• Problem description: Your task is to locate every line holding the string "with" and to copy each of them.

• Source material:
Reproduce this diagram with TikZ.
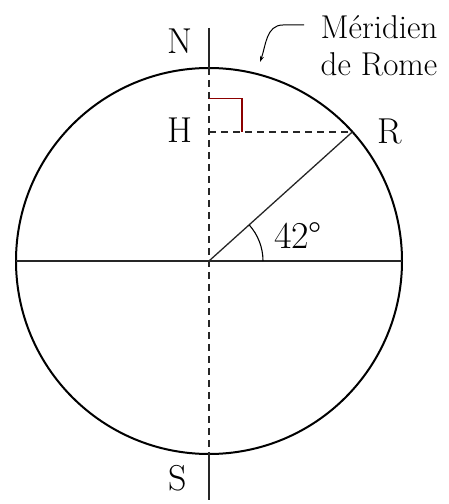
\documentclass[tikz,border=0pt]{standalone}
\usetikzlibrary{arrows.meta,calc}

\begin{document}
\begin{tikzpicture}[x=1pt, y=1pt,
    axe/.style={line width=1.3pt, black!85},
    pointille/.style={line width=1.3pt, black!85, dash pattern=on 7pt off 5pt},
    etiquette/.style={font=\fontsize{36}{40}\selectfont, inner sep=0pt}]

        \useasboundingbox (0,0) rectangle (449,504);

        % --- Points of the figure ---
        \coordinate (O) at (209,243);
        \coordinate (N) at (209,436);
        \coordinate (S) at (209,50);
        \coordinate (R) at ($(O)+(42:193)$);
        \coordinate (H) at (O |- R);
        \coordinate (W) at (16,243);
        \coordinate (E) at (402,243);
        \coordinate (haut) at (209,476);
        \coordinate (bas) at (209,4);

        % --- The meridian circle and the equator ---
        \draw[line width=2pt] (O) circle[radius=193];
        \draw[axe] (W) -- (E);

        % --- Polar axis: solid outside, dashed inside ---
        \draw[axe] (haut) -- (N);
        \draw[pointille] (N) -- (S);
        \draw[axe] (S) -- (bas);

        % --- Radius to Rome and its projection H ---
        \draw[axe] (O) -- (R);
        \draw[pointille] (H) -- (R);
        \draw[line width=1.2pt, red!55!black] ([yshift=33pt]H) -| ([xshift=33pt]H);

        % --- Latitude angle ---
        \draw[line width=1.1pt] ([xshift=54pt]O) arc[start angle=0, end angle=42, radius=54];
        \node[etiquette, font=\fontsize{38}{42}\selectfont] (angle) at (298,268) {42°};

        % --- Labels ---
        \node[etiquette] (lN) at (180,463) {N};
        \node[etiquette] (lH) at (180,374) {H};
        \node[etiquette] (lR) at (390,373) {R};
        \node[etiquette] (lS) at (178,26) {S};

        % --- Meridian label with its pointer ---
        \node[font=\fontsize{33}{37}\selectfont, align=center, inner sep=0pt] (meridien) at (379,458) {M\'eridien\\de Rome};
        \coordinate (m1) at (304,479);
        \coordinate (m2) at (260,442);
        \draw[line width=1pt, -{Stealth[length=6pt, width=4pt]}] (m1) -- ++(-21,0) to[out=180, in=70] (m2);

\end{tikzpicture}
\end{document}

• Task response:
Reproduce this diagram with TikZ.
        % --- Meridian label with its pointer ---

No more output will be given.